À l’école ‘Hayé Olam, les jeux de ballon sont interdits à la récréation. Le surveillant, qui a du mal à faire respecter cette règle, se permet de temps à autre de confisquer définitivement le ballon d’un élève. Rahamim demande à Zalmane de lui prêter son ballon. Quelques minutes plus tard, le jeu est interrompu et le ballon confisqué. Le surveillant ne veut rien entendre : le ballon ne sera pas rendu à son propriétaire. Rahamim est désolé d’annoncer cette nouvelle à Zalmane. Mais ce dernier lui demande de lui rembourser son ballon en vertu de ce qu’ils ont appris : le choél/emprunteur est tenu de payer dans tous les cas. Mais Rahamim rétorque : « Je te l’ai emprunté pour jouer à la récréation, et tu savais très bien que cela risquait d’arriver ».

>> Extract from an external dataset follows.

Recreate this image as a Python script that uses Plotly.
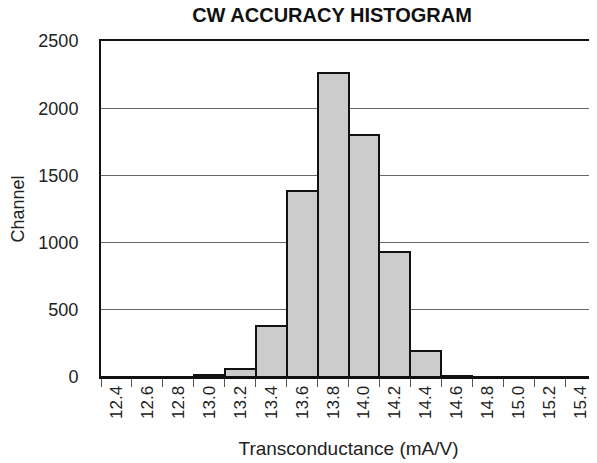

Réponse : Le choél endosse la responsabilité la plus élevée et devra payer le dégât même en cas de force majeure. Le seul cas où il sera dispensé de payer, c’est quand « méta mé’hamat mélakha » – la bête est morte ou l’objet est détérioré par le travail accompli, puisque c’est bien dans ce but qu’il a emprunté l’animal ou l’objet (Choul’han Aroukh ‘Hochen Michpat 340 ; 1). La question est de savoir ce qui est défini comme « méta mé’hamat mélakha ». Le Choul’han Aroukh (340 ; 3) dispense aussi de payer le dommage si la bête a été volée par des brigands sur la route, puisque l’accident a eu lieu au cours du trajet prévu et qu’il n’aurait pas eu lieu dans la maison du propriétaire. Le Rama n’est pas d’accord puisque le dégât n’a pas été causé par le travail accompli avec l’animal. Le Chakh 6 se positionne du côté du Rama en s’appuyant sur  l’avis du Ramban (Baba Metsia 96b) qui explique que la dispense de « méta mé’hamat mélakha » découle de la faute du propriétaire, qui a prêté un objet inadapté à l’utilisation qui en a été faite. Or, cette raison est valable uniquement si l’objet a été détérioré par l’utilisation, mais pas s’il a été pris ou endommagé par accident, même prévisible. Le Darkei Moché rapporte le Troumat Hadéchen 328 qui dispense de tout remboursement le guerrier vaincu qui s’est fait prendre les armes qu’il avait empruntées. Bien qu’elles n’aient pas été détériorées par leur utilisation, leur propriétaire connaissait très bien le risque de confiscation. Le Chakh 7 s’appuie sur le Ramban pour rejeter la décision du Troumat Hadéchen qui rejoint l’avis du Choul’han Aroukh. Le Nétivot 6 se rallie à l’opinion du Chakh. Notre cas ressemble à celui du Troumat Hadéchen puisque la confiscation du ballon est un accident à prévoir dans le cadre de son utilisation. Il se trouve donc que d’après le Choul’han Aroukh, Rahamim sera dispensé de rembourser le ballon alors que d’après le Chakh et le Netivot, il devra le payer. Il est vrai que pour les poskim ashkénazes, l’avis du Chakh est retenu même à l’encontre du Choul’han Aroukh (voir ‘Havat Yaïr à ce sujet). Mais Rahamim qui est séfarade pourra évidemment s’en tenir à la décision du Choul’han Aroukh même face à Zalmane, qui est ashkénaze.

Conclusion : Rahamim ne doit rien payer à son ami Zalmane.